Almost a year ago I wrote this post – “5 Point Plan For The UK To Win Eurovision”, defining “win” as “maybe come a respectable fifth”.

And here we are: a respectable fifth. So let’s see which bits of my advice were proved right.

Erm, well, NONE AT ALL seems to be the answer. I suggested ditching “Making Your Mind Up”: instead we expanded it. I suggested using a real pop star: instead we sent an unknown. I suggested playing to our pop strengths: well, a big Lloyd Webber ballad might qualify but only at a very wide stretch. I suggested working on our stagecraft: plonking Sir Andrew at a piano doesn’t count. And I suggested entering the semis: no such luck, though Jade did put the Eastern European promo hours in.

Of course (he says shamefacedly), what I hadn’t reckoned on was Eurovision changing the rules and bringing in juries again.

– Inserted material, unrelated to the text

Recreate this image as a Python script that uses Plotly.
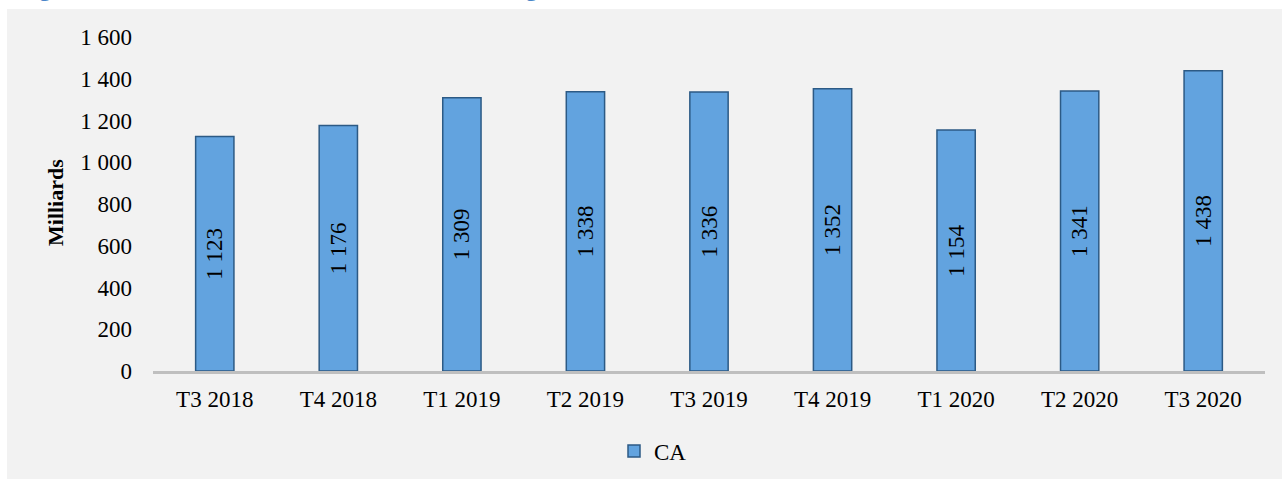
import plotly.graph_objects as go

categories = ["T3 2018", "T4 2018", "T1 2019", "T2 2019", "T3 2019", "T4 2019", "T1 2020", "T2 2020", "T3 2020"]
ca_values = [1123, 1176, 1309, 1338, 1336, 1352, 1154, 1341, 1438]
y_ticks = [0, 200, 400, 600, 800, 1000, 1200, 1400, 1600]
series_name = "CA"
y_title = "Milliards"
fig_title = "Figure 1 : Evolution trimestrielle du chiffre d'affaires global déclaré en milliards de FCFA"

FONT = "Liberation Serif"

# plot area in pixels
L, R, T, B = 153, 17, 37, 108
W, H = 1282, 479
PW, PH = W - L - R, H - T - B

def px_x(p):
    return (p - L) / PW

def px_y(p):
    return (H - B - p) / PH

fig = go.Figure()
fig.add_trace(go.Bar(
    x=categories, y=ca_values, name=series_name,
    marker=dict(color="#62A3DF", line=dict(color="#2C5A85", width=1.5)),
    texttemplate="%{y:,}", textposition="inside", insidetextanchor="middle",
    textangle=-90, textfont=dict(family=FONT, size=23, color="black"),
    insidetextfont=dict(family=FONT, size=23, color="black"),
    constraintext="none",
))

fig.update_layout(
    width=W, height=H,
    margin=dict(l=L, r=R, t=T, b=B, autoexpand=False),
    paper_bgcolor="white", plot_bgcolor="rgba(0,0,0,0)",
    separators=", ",
    bargap=0.69,
    font=dict(family=FONT, size=23, color="black"),
    showlegend=True,
    legend=dict(orientation="h", x=px_x(614), xanchor="left", y=px_y(451), yanchor="middle",
                font=dict(family=FONT, size=23, color="black"), bgcolor="rgba(0,0,0,0)",
                itemwidth=30),
    xaxis=dict(showline=True, linecolor="#BFBFBF", linewidth=3, showgrid=False, ticks="",
               tickfont=dict(family=FONT, size=23), ticklabelstandoff=5),
    yaxis=dict(range=[0, 1600], tickvals=y_ticks, tickformat=",", showgrid=False, showline=False,
               zeroline=False, ticks="", tickfont=dict(family=FONT, size=23), ticklabelstandoff=20),
    shapes=[dict(type="rect", xref="paper", yref="paper", layer="below",
                 x0=px_x(7), x1=px_x(W + 5), y0=px_y(H + 5), y1=px_y(9),
                 fillcolor="#F2F2F2", line=dict(width=0))],
    annotations=[
        dict(text="<b>" + fig_title + "</b>", xref="paper", yref="paper",
             x=px_x(18), xanchor="left", y=px_y(-11), yanchor="middle", showarrow=False,
             font=dict(family=FONT, size=22, color="#4A86C8")),
        dict(text="<b>" + y_title + "</b>", xref="paper", yref="paper",
             x=px_x(55), xanchor="center", y=px_y(203), yanchor="middle", showarrow=False,
             textangle=-90, font=dict(family=FONT, size=22, color="black")),
    ],
)
fig.write_html("out.html", config={"displayModeBar": False},
               post_script="document.body.style.margin='0';")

My advice was for the phones-only era – and if you’ve got juries of biz insiders looking for a particular kind of songwriting then almost none of it applies. The pendulum looks like it might be swinging back against stagecraft in particular – a risky move since I’d guess that’s an element which accounts for a lot of the TV appeal.

But it’s far too early to tell – a 400-point landslide for Norway can’t only be accounted for by jury votes, after all. The size of the victory is probably down to their hitting a formula the juries loved – easy-to-grasp theme, charismatic (if hugely annoying) performer, folksy arrangement and reassuringly traditional songwriting. As other countries grok what they need to do, margins will narrow right down again. What we can hypothesise is that the juries seem to have achieved what I assume was their main aim – breaking down all but the most set-in-stone bloc vote effects. In the longer term though, I wonder if this isn’t a “beware of what you wish for” situation.